Had I used Premiere before 1999, I wouldn't have been as embarrassed as I am about how AFOS sounded during the first half of its five-year run on KZSC, and I would have been able to digitally create radio edits--like DJ Hyphen would do when he hosted Sunday Night Sound Session on KUBE, before his recent move from Seattle to England--of profane hip-hop or stand-up comedy tracks I wanted to play while hosting other KZSC shows, but I was unable to because I didn't have the software for editing them or I just didn't want to bother with censoring them live on the air. As a show of gratitude for introducing me to Premiere, I often gave Necip the funniest lines to say during the sketches I wrote for the AFOS Halloween and Christmas specials on KZSC ("Bea Arthur, get down!"). Most of my favorite memories of pre-2010 AFOS actually have little to do with Santa Cruz and involved either Studio Paradiso or Necip's skills with both finding sound FX to slip into Premiere and doing celebrity impressions (I learned how to imitate Schwarzenegger's voice by listening to Necip's Schwarzenegger impression and then reciting Kindergarten Cop lines rather than Terminator lines, simply because Kindergarten Cop has Schwarzenegger saying, "Who ees your daddy?").

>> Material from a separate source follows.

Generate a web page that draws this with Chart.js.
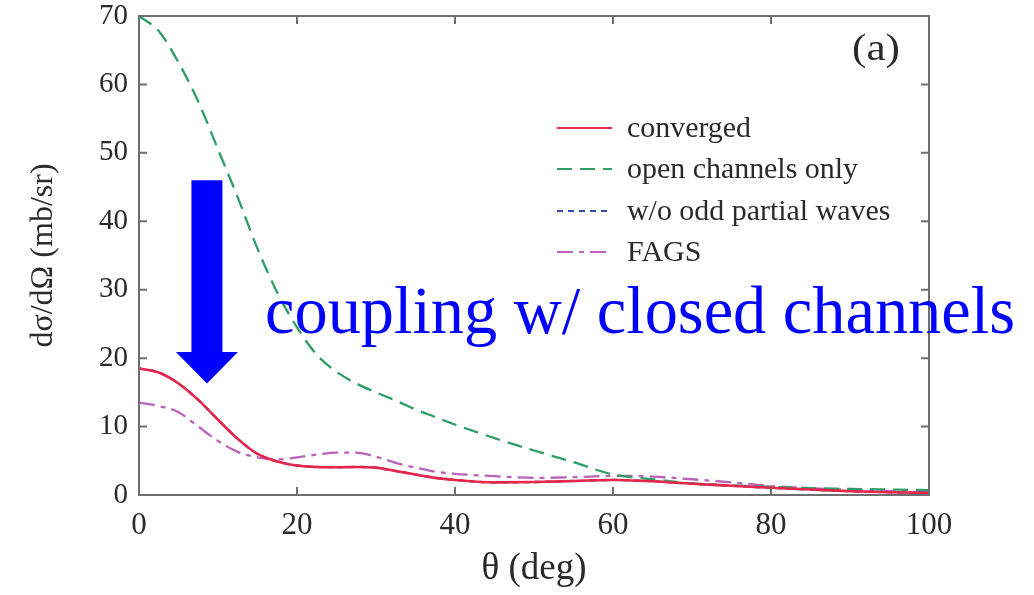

I don't use Premiere as much anymore--I currently prefer Audacity for Mac for whenever I take audio clips from movie trailers or TV promos and edit them into intros to the film and TV score tracks I put into rotation on the AFOS channel--but the software forever changed AFOS. Sure, I'm satisfied with only 10 of the episodes I pieced together on Premiere, but a shitload of enjoyable one-to-six-minute audio memories resulted from Premiere, and as I vacillate between deciding to visit and deciding not to visit the station reunion, I present the most enjoyable of those memories, via my SoundCloud page, to you now.











































Okay, maybe some of the past isn't so bad.